Dataset 1 (X, Y) mean: (9.0, 7.500909090909093)
Dataset 2 (X, Y) mean: (9.0, 7.500909090909093)
Dataset 3 (X, Y) mean: (9.0, 7.500909090909093)
Dataset 4 (X, Y) mean: (9.0, 7.500909090909093)


Dataset 1 (X, Y) std deviation: (3.3166247903554, 2.031568135925815)
Dataset 2 (X, Y) std deviation: (3.3166247903554, 2.031568135925815)
Dataset 3 (X, Y) std deviation: (3.3166247903554, 2.031568135925815)
Dataset 4 (X, Y) std deviation: (3.3166247903554, 2.031568135925815)


Dataset 1 correlation between X and Y: 0.81642051634484
Dataset 2 correlation between X and Y: 0.81642051634484
Dataset 3 correlation between X and Y: 0.81642051634484
Dataset 4 correlation between X and Y: 0.81642051634484

They all have roughly the same mean, standard deviations and correlation. How similar are they?

This dataset is known as the Anscombe's Quartet and it's used to illustrate how tricky it can be to trust only summary statistics to characterize a dataset.


In [7]:
import matplotlib.pyplot as plt
# This line makes the graphs appear as cell outputs rather than in a separate window or file.
%matplotlib inline

In [8]:
# Extract the house prices and average number of rooms to two separate variables
prices = boston_housing_data.medv
rooms = boston_housing_data.rm

# Create a scatterplot of these two properties using plt.scatter()
plt.scatter(rooms, prices)
# Specify labels for the X and Y axis
plt.xlabel('Number of rooms')
plt.ylabel('House price')
# Show graph
plt.show()



In [9]:
# Extract the house prices and average number of rooms to two separate variables
prices = boston_housing_data.medv
nox = boston_housing_data.nox

# Create a scatterplot of these two properties using plt.scatter()
plt.scatter(nox, prices)
# Specify labels for the X and Y axis
plt.xlabel('Nitric oxide concentration')
plt.ylabel('House price')
# Show graph
plt.show()


Predicting house prices

We could see in the previous graphs that some features have a roughy linear relationship to the house prices.
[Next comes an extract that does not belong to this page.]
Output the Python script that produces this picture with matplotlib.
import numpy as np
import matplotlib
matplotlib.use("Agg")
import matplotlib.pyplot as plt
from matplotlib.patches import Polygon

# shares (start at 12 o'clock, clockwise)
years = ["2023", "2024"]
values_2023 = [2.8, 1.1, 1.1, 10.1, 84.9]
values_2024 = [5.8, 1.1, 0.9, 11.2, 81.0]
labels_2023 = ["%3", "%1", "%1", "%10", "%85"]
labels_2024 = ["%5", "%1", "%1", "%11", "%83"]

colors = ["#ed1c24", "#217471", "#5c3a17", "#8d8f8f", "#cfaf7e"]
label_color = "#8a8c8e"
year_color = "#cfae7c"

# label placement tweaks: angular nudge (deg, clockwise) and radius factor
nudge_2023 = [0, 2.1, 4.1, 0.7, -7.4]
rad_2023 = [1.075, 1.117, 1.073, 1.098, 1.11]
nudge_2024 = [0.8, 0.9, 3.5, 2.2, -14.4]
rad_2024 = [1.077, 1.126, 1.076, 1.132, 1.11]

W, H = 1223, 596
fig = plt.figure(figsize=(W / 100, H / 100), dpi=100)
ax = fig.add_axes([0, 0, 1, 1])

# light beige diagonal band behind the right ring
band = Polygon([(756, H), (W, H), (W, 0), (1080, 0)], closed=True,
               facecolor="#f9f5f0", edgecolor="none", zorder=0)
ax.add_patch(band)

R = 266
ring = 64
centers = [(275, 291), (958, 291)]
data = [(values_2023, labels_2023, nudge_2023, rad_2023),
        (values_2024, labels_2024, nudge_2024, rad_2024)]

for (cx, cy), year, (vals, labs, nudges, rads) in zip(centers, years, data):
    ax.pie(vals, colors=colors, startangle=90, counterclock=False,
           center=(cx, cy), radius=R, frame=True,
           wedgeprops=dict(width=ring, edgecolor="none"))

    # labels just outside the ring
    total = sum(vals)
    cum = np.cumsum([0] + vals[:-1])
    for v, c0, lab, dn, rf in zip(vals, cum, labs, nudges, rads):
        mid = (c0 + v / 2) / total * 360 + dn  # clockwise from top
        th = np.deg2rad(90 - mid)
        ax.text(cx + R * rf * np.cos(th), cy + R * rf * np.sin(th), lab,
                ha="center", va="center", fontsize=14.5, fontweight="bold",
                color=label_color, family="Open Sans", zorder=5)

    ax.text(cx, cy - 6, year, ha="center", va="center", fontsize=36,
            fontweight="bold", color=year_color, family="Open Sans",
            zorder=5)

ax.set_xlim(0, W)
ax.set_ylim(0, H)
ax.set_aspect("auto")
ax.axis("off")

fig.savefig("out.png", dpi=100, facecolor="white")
We'll use Scikit-Learn's LinearRegression to model this data and predict house prices from other information.

The example below builds a LinearRegression model using the average number of rooms to predict house prices:


In [10]:
from sklearn.linear_model import LinearRegression

x = boston_housing_data.rm.values.reshape(-1, 1)
y = boston_housing_data.medv.values.reshape(-1, 1)
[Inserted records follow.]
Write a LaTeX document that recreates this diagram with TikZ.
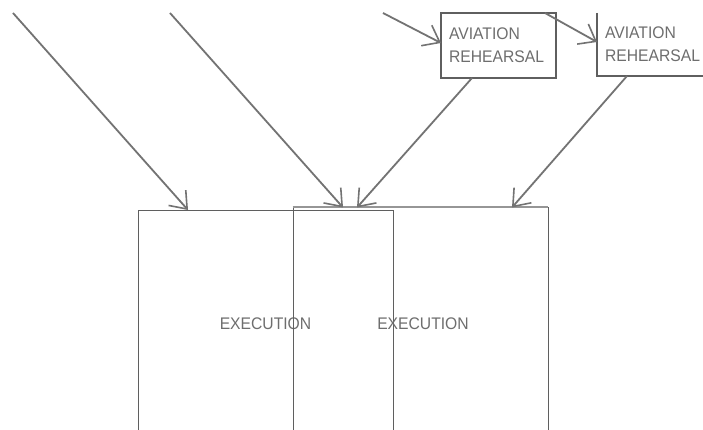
\documentclass[tikz,border=0pt]{standalone}
\usepackage{fontspec}
\setmainfont{Liberation Sans}
\usetikzlibrary{arrows.meta,calc}
\definecolor{txtgray}{RGB}{110,110,110}
\definecolor{linegray}{RGB}{115,115,115}
\definecolor{boxgray}{RGB}{95,95,95}
\definecolor{topgray}{RGB}{150,150,150}
\tikzset{
  conn/.style={draw=linegray, line width=1.8pt, -{Straight Barb[length=15pt,width=23pt,line width=1.6pt]}},
  execbox/.style={draw=boxgray, line width=0.9pt, rectangle, minimum width=255pt, inner sep=0pt,
     font=\fontsize{16}{19}\selectfont, text=txtgray},
  avbox/.style={rectangle, minimum width=115pt, text width=99pt, inner sep=8pt, align=left,
     font=\fontsize{16}{22.6}\selectfont, text=txtgray},
}
\newcommand{\tallt}[1]{\scalebox{0.98}[1.05]{#1}}
\begin{document}
\begin{tikzpicture}[x=1pt,y=-1pt]
\clip (0,0) rectangle (703,430);
\fill[white] (0,0) rectangle (703,430);
% execution boxes
\node[execbox, minimum height=228pt] (e1) at (265.5,324) {\tallt{EXECUTION}};
\node[execbox, minimum height=233pt] (e2) at (420.5,324) {\hspace*{5pt}\tallt{EXECUTION}};
\draw[topgray, line width=2pt] (e2.north west) -- (e2.north east);
% aviation boxes
\node[avbox, draw=boxgray, line width=1.5pt, minimum height=65pt] (a1) at (498.5,45.5) {\tallt{AVIATION}\\\tallt{REHEARSAL}};
\node[avbox, minimum height=63pt] (a2) at (654.5,44.5) {\tallt{AVIATION}\\\tallt{REHEARSAL}};
\draw[draw=boxgray, line width=1.5pt] (a2.north west) -- (a2.south west) -- (a2.south east);
% free ends
\coordinate (s1) at (13,13);
\coordinate (s2) at (170,13);
\coordinate (s5) at (383,13);
\coordinate (t1) at (188,210);
\coordinate (t2) at (343,207.5);
\coordinate (t3) at (357,207.5);
\coordinate (t4) at (512,207.5);
\coordinate (a1b) at (472,78);
\coordinate (a2b) at (627,76);
\coordinate (a1l) at (441,43);
\coordinate (a1t) at (545,13);
\coordinate (a2l) at (597,42);
% connectors
\draw[conn] (s1) -- (t1);
\draw[conn] (s2) -- (t2);
\draw[conn] (a1b) -- (t3);
\draw[conn] (a2b) -- (t4);
\draw[conn] (s5) -- (a1l);
\draw[conn] (a1t) -- (a2l);
\end{tikzpicture}
\end{document}
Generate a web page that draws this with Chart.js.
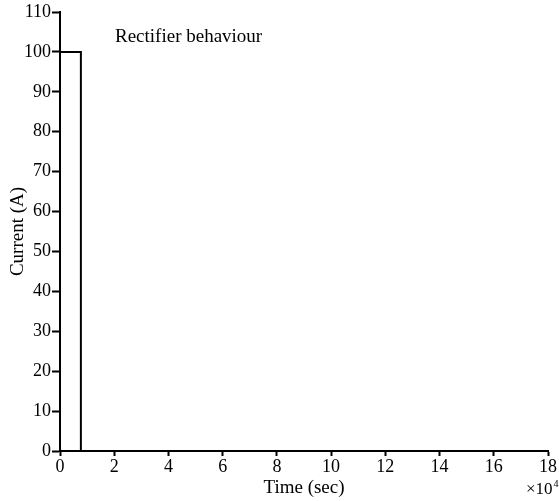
<!DOCTYPE html>
<html>
<head>
<meta charset="utf-8">
<script src="https://cdn.jsdelivr.net/npm/chart.js@4.4.1/dist/chart.umd.min.js"></script>
<style>
  html, body { margin: 0; padding: 0; background: #fff; }
  #wrap { width: 559px; height: 501px; position: relative; }
</style>
</head>
<body>
<div id="wrap"><canvas id="myChart"></canvas></div>
<script>
// time in units of 1e4 sec, current in A
const times = [0, 0.77, 0.77, 16.9]
const currents = [100, 100, 0, 0]
const xTicks = [0, 2, 4, 6, 8, 10, 12, 14, 16, 18]
const yTicks = [0, 10, 20, 30, 40, 50, 60, 70, 80, 90, 100, 110]

const serif = 'Liberation Serif'

const points = times.map((t, i) => ({ x: t, y: currents[i] }))

// plot label and the x10^4 exponent
const extraText = {
  id: 'extraText',
  afterDraw(chart) {
    const c = chart.ctx
    c.save()
    c.fillStyle = '#000'
    c.textBaseline = 'alphabetic'
    c.font = '19px "' + serif + '"'
    c.fillText('Rectifier behaviour', 115, 42)
    c.font = '17px "' + serif + '"'
    c.fillText('\u00d710', 526, 494)
    const w = c.measureText('\u00d710').width
    c.font = '10px "' + serif + '"'
    c.fillText('4', 526 + w + 1, 487)
    c.restore()
  }
}

const ctx = document.getElementById('myChart')

new Chart(ctx, {
  type: 'line',
  data: {
    datasets: [{
      data: points,
      borderColor: '#000',
      borderWidth: 2,
      pointRadius: 0,
      tension: 0,
      fill: false
    }]
  },
  options: {
    responsive: true,
    maintainAspectRatio: false,
    animation: false,
    layout: { padding: { left: 0, top: 12, right: 11, bottom: 0 } },
    plugins: { legend: { display: false }, tooltip: { enabled: false } },
    scales: {
      x: {
        type: 'linear',
        min: 0,
        max: 18,
        afterBuildTicks: axis => { axis.ticks = xTicks.map(v => ({ value: v })) },
        afterFit: axis => { axis.height = 50 },
        ticks: {
          color: '#000',
          font: { family: serif, size: 18 },
          padding: 0,
          maxRotation: 0
        },
        grid: {
          drawOnChartArea: false,
          drawTicks: true,
          tickLength: 5,
          tickWidth: 2,
          color: '#000'
        },
        border: { color: '#000', width: 2 },
        title: {
          display: true,
          text: 'Time (sec)',
          color: '#000',
          font: { family: serif, size: 19 },
          padding: { top: 0, bottom: 2 }
        }
      },
      y: {
        type: 'linear',
        min: 0,
        max: 110,
        afterBuildTicks: axis => { axis.ticks = yTicks.map(v => ({ value: v })) },
        afterFit: axis => { axis.width = 60 },
        ticks: {
          color: '#000',
          font: { family: serif, size: 18 },
          padding: 1
        },
        grid: {
          drawOnChartArea: false,
          drawTicks: true,
          tickLength: 8,
          tickWidth: 2,
          color: '#000'
        },
        border: { color: '#000', width: 2 },
        title: {
          display: true,
          text: 'Current (A)',
          color: '#000',
          font: { family: serif, size: 19 },
          padding: { top: 7, bottom: 0 }
        }
      }
    }
  },
  plugins: [extraText]
})
</script>
</body>
</html>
lr = LinearRegression().fit(x, y)

lr.predict(6)


Out[10]:
array([[ 19.94203311]])

We'll now use all the features in the dataset to predict house prices.
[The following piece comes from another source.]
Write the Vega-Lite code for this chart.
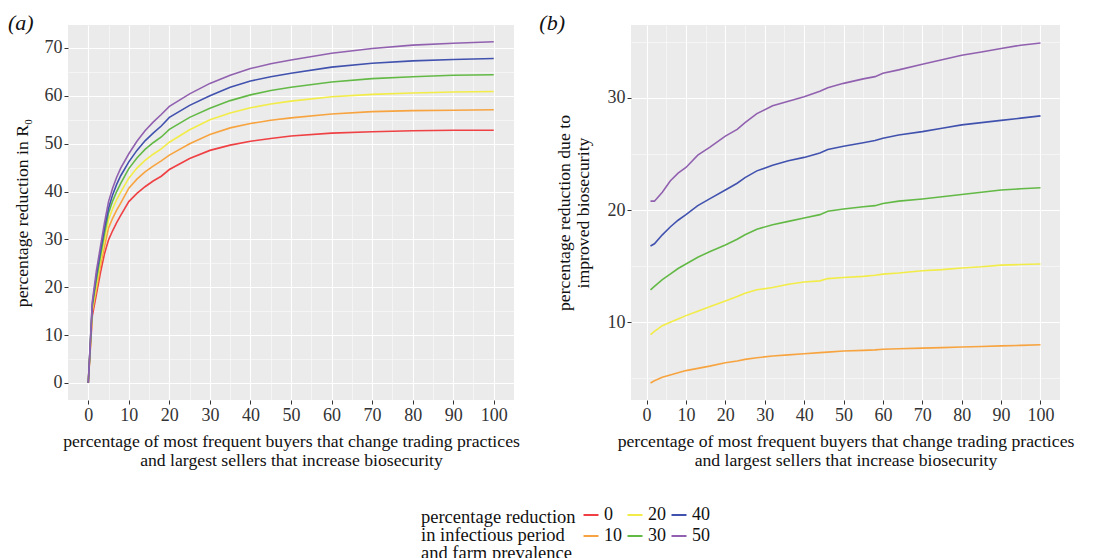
{
  "$schema": "https://vega.github.io/schema/vega-lite/v6.json",
  "padding": {"left": 8, "top": 12, "right": 5, "bottom": 5},
  "config": {
    "font": "Liberation Serif",
    "view": {"stroke": null, "fill": "#EBEBEB"},
    "axis": {
      "domain": false, "grid": true, "gridColor": "#FFFFFF",
      "tickColor": "#333333", "tickSize": 4, "tickWidth": 1,
      "labelFont": "Liberation Serif", "labelFontSize": 18, "labelColor": "#333333", "labelPadding": 2,
      "titleFont": "Liberation Serif", "titleFontSize": 17.7, "titleFontWeight": "normal", "titleColor": "#111111"
    },
    "title": {"font": "Liberation Serif", "fontSize": 22, "fontStyle": "italic", "fontWeight": "normal", "color": "#111111", "anchor": "start", "frame": "bounds", "baseline": "bottom", "offset": -10},
    "legend": {
      "titleFont": "Liberation Serif", "titleFontSize": 18.5, "titleFontWeight": "normal", "titleColor": "#111111",
      "labelFont": "Liberation Serif", "labelFontSize": 18, "labelColor": "#111111"
    }
  },
  "datasets": {
    "a": [
      {"x": 0, "0": 0, "10": 0, "20": 0, "30": 0, "40": 0, "50": 0},
      {"x": 1, "0": 14, "10": 15, "20": 15.5, "30": 16, "40": 16.5, "50": 17},
      {"x": 2, "0": 18.5, "10": 19.5, "20": 20.5, "30": 21.5, "40": 22.5, "50": 23.4},
      {"x": 3, "0": 23, "10": 24.5, "20": 25.5, "30": 26.5, "40": 27.5, "50": 28.5},
      {"x": 4, "0": 27, "10": 28.5, "20": 30, "30": 31.2, "40": 32.3, "50": 33.5},
      {"x": 5, "0": 29.9, "10": 32.4, "20": 34.1, "30": 35.5, "40": 36.5, "50": 37.9},
      {"x": 6, "0": 31.8, "10": 34.4, "20": 36.4, "30": 38, "40": 39.3, "50": 40.7},
      {"x": 7, "0": 33.5, "10": 36.1, "20": 38.3, "30": 40, "40": 41.5, "50": 43},
      {"x": 8, "0": 35, "10": 37.6, "20": 39.9, "30": 41.7, "40": 43.3, "50": 44.9},
      {"x": 10, "0": 37.9, "10": 40.7, "20": 42.8, "30": 44.8, "40": 46.2, "50": 47.9},
      {"x": 12, "0": 39.6, "10": 42.6, "20": 44.9, "30": 47, "40": 48.6, "50": 50.5},
      {"x": 14, "0": 41, "10": 44.1, "20": 46.5, "30": 48.8, "40": 50.6, "50": 52.7},
      {"x": 16, "0": 42.2, "10": 45.3, "20": 47.8, "30": 50.2, "40": 52.2, "50": 54.5},
      {"x": 18, "0": 43.2, "10": 46.4, "20": 48.9, "30": 51.4, "40": 53.7, "50": 56.1},
      {"x": 20, "0": 44.6, "10": 47.6, "20": 50.3, "30": 53, "40": 55.5, "50": 57.8},
      {"x": 25, "0": 46.9, "10": 50, "20": 52.9, "30": 55.5, "40": 58, "50": 60.4},
      {"x": 30, "0": 48.6, "10": 51.9, "20": 55, "30": 57.4, "40": 60, "50": 62.6},
      {"x": 35, "0": 49.7, "10": 53.3, "20": 56.4, "30": 59, "40": 61.8, "50": 64.3},
      {"x": 40, "0": 50.5, "10": 54.2, "20": 57.5, "30": 60.2, "40": 63.1, "50": 65.7},
      {"x": 45, "0": 51.1, "10": 54.9, "20": 58.3, "30": 61.1, "40": 64, "50": 66.7},
      {"x": 50, "0": 51.6, "10": 55.4, "20": 58.9, "30": 61.8, "40": 64.7, "50": 67.5},
      {"x": 60, "0": 52.2, "10": 56.2, "20": 59.8, "30": 62.9, "40": 66, "50": 68.9},
      {"x": 70, "0": 52.5, "10": 56.7, "20": 60.3, "30": 63.6, "40": 66.8, "50": 69.9},
      {"x": 80, "0": 52.7, "10": 56.9, "20": 60.6, "30": 64, "40": 67.3, "50": 70.6},
      {"x": 90, "0": 52.8, "10": 57, "20": 60.8, "30": 64.3, "40": 67.6, "50": 71},
      {"x": 100, "0": 52.8, "10": 57.1, "20": 60.9, "30": 64.4, "40": 67.8, "50": 71.3}
    ],
    "b": [
      {"x": 1, "10": 4.6, "20": 8.9, "30": 12.9, "40": 16.8, "50": 20.8},
      {"x": 2, "10": 4.8, "20": 9.2, "30": 13.2, "40": 17.0, "50": 20.8},
      {"x": 4, "10": 5.1, "20": 9.7, "30": 13.8, "40": 17.8, "50": 21.6},
      {"x": 6, "10": 5.3, "20": 10.0, "30": 14.3, "40": 18.5, "50": 22.6},
      {"x": 8, "10": 5.5, "20": 10.3, "30": 14.8, "40": 19.1, "50": 23.3},
      {"x": 10, "10": 5.7, "20": 10.6, "30": 15.2, "40": 19.6, "50": 23.8},
      {"x": 13, "10": 5.9, "20": 11.0, "30": 15.8, "40": 20.4, "50": 24.9},
      {"x": 16, "10": 6.1, "20": 11.4, "30": 16.3, "40": 21.0, "50": 25.6},
      {"x": 20, "10": 6.4, "20": 11.9, "30": 16.9, "40": 21.8, "50": 26.6},
      {"x": 23, "10": 6.55, "20": 12.3, "30": 17.4, "40": 22.4, "50": 27.2},
      {"x": 25, "10": 6.7, "20": 12.6, "30": 17.8, "40": 22.9, "50": 27.8},
      {"x": 28, "10": 6.85, "20": 12.9, "30": 18.3, "40": 23.5, "50": 28.6},
      {"x": 32, "10": 7.0, "20": 13.1, "30": 18.7, "40": 24.0, "50": 29.3},
      {"x": 36, "10": 7.1, "20": 13.4, "30": 19.0, "40": 24.4, "50": 29.7},
      {"x": 40, "10": 7.2, "20": 13.6, "30": 19.3, "40": 24.7, "50": 30.1},
      {"x": 44, "10": 7.3, "20": 13.7, "30": 19.6, "40": 25.1, "50": 30.6},
      {"x": 46, "10": 7.35, "20": 13.9, "30": 19.9, "40": 25.4, "50": 30.9},
      {"x": 50, "10": 7.45, "20": 14.0, "30": 20.1, "40": 25.7, "50": 31.3},
      {"x": 55, "10": 7.5, "20": 14.1, "30": 20.3, "40": 26.0, "50": 31.7},
      {"x": 58, "10": 7.55, "20": 14.2, "30": 20.4, "40": 26.2, "50": 31.9},
      {"x": 60, "10": 7.6, "20": 14.3, "30": 20.6, "40": 26.4, "50": 32.2},
      {"x": 64, "10": 7.65, "20": 14.4, "30": 20.8, "40": 26.7, "50": 32.5},
      {"x": 70, "10": 7.7, "20": 14.6, "30": 21.0, "40": 27.0, "50": 33.0},
      {"x": 75, "10": 7.75, "20": 14.7, "30": 21.2, "40": 27.3, "50": 33.4},
      {"x": 80, "10": 7.8, "20": 14.85, "30": 21.4, "40": 27.6, "50": 33.8},
      {"x": 85, "10": 7.85, "20": 14.95, "30": 21.6, "40": 27.8, "50": 34.1},
      {"x": 90, "10": 7.9, "20": 15.1, "30": 21.8, "40": 28.0, "50": 34.4},
      {"x": 95, "10": 7.95, "20": 15.15, "30": 21.9, "40": 28.2, "50": 34.7},
      {"x": 100, "10": 8.0, "20": 15.2, "30": 22.0, "40": 28.4, "50": 34.9}
    ]
  },
  "hconcat": [
    {
      "width": 446, "height": 375,
      "title": {"text": "(a)", "dx": -5},
      "data": {"name": "a"},
      "transform": [{"fold": ["0", "10", "20", "30", "40", "50"], "as": ["level", "y"]}],
      "mark": {"type": "line", "strokeWidth": 1.6, "clip": true},
      "encoding": {
        "x": {
          "field": "x", "type": "quantitative",
          "scale": {"domain": [-5, 105], "nice": false, "zero": false},
          "axis": {
            "values": [0, 5, 10, 15, 20, 25, 30, 35, 40, 45, 50, 55, 60, 65, 70, 75, 80, 85, 90, 95, 100],
            "labelExpr": "datum.value % 10 == 0 ? datum.label : ''",
            "gridWidth": {"condition": {"test": "datum.value % 10 != 0", "value": 0.5}, "value": 1.1},
            "tickOpacity": {"condition": {"test": "datum.value % 10 != 0", "value": 0}, "value": 1},
            "title": ["percentage of most frequent buyers that change trading practices", "and largest sellers that increase biosecurity"],
            "titlePadding": 8
          }
        },
        "y": {
          "field": "y", "type": "quantitative",
          "scale": {"domain": [-3.56, 74.8], "nice": false, "zero": false},
          "axis": {
            "values": [0, 5, 10, 15, 20, 25, 30, 35, 40, 45, 50, 55, 60, 65, 70],
            "labelExpr": "datum.value % 10 == 0 ? datum.label : ''",
            "gridWidth": {"condition": {"test": "datum.value % 10 != 0", "value": 0.5}, "value": 1.1},
            "tickOpacity": {"condition": {"test": "datum.value % 10 != 0", "value": 0}, "value": 1},
            "title": "percentage reduction in R₀",
            "titlePadding": 13
          }
        },
        "color": {
          "field": "level", "type": "nominal",
          "scale": {"domain": ["0", "20", "40", "10", "30", "50"], "range": ["#EF4044", "#F2EC48", "#4152AE", "#F7A440", "#63B946", "#9161B0"]},
          "legend": {
            "title": ["percentage reduction", "in infectious period", "and farm prevalence"],
            "orient": "none", "legendX": 353, "legendY": 481,
            "direction": "horizontal", "columns": 3,
            "titleOrient": "left", "titleAlign": "left", "titleBaseline": "top", "titleLineHeight": 18, "titlePadding": 6,
            "symbolType": "stroke", "symbolSize": 225, "symbolStrokeWidth": 2,
            "labelOffset": 4, "columnPadding": 1, "rowPadding": 3
          }
        }
      }
    },
    {
      "width": 429, "height": 375,
      "title": {"text": "(b)", "dx": -16},
      "data": {"name": "b"},
      "transform": [{"fold": ["10", "20", "30", "40", "50"], "as": ["level", "y"]}],
      "mark": {"type": "line", "strokeWidth": 1.6, "clip": true},
      "encoding": {
        "x": {
          "field": "x", "type": "quantitative",
          "scale": {"domain": [-3.95, 104.95], "nice": false, "zero": false},
          "axis": {
            "values": [0, 5, 10, 15, 20, 25, 30, 35, 40, 45, 50, 55, 60, 65, 70, 75, 80, 85, 90, 95, 100],
            "labelExpr": "datum.value % 10 == 0 ? datum.label : ''",
            "gridWidth": {"condition": {"test": "datum.value % 10 != 0", "value": 0.5}, "value": 1.1},
            "tickOpacity": {"condition": {"test": "datum.value % 10 != 0", "value": 0}, "value": 1},
            "title": ["percentage of most frequent buyers that change trading practices", "and largest sellers that increase biosecurity"],
            "titlePadding": 8
          }
        },
        "y": {
          "field": "y", "type": "quantitative",
          "scale": {"domain": [3.08, 36.5], "nice": false, "zero": false},
          "axis": {
            "values": [5, 10, 15, 20, 25, 30, 35],
            "labelExpr": "datum.value % 10 == 0 ? datum.label : ''",
            "gridWidth": {"condition": {"test": "datum.value % 10 != 0", "value": 0.5}, "value": 1.1},
            "tickOpacity": {"condition": {"test": "datum.value % 10 != 0", "value": 0}, "value": 1},
            "title": ["percentage reduction due to", "improved biosecurity"],
            "titlePadding": 14
          }
        },
        "color": {"field": "level", "type": "nominal"}
      }
    }
  ],
  "spacing": 19,
  "resolve": {"scale": {"color": "shared"}}
}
Let's start by splitting our data into a training set and a validation set. The training set will be used to train our linear model; the validation set, on the other hand, will be used to assess how accurate our model is.


In [11]:
X = boston_housing_data.drop('medv', axis=1)
t = boston_housing_data.medv.values.reshape(-1, 1)

In [12]:
# Use sklean's train_test_plit() method to split our data into two sets.
# See http://scikit-learn.org/0.17/modules/generated/sklearn.cross_validation.train_test_split.html#sklearn.cross_validation.train_test_split
from sklearn.cross_validation import train_test_split

Xtr, Xts, ytr, yts = train_test_split(X, t)


/Users/fmmartin/anaconda/lib/python3.5/site-packages/sklearn/cross_validation.py:44: DeprecationWarning: This module was deprecated in version 0.18 in favor of the model_selection module into which all the refactored classes and functions are moved. Also note that the interface of the new CV iterators are different from that of this module. This module will be removed in 0.20.
  "This module will be removed in 0.20.", DeprecationWarning)

In [13]:
# Use the training set to build a LinearRegression model
lr = LinearRegression().fit(Xtr, ytr)

In [14]:
# Use the validation set to assess the model's performance.
# See http://scikit-learn.org/stable/modules/generated/sklearn.metrics.mean_squared_error.html
from sklearn.metrics import mean_squared_error

mean_squared_error(yts, lr.predict(Xts))


Out[14]:
32.278400343426512

What kind of enhancements could be done to get better results?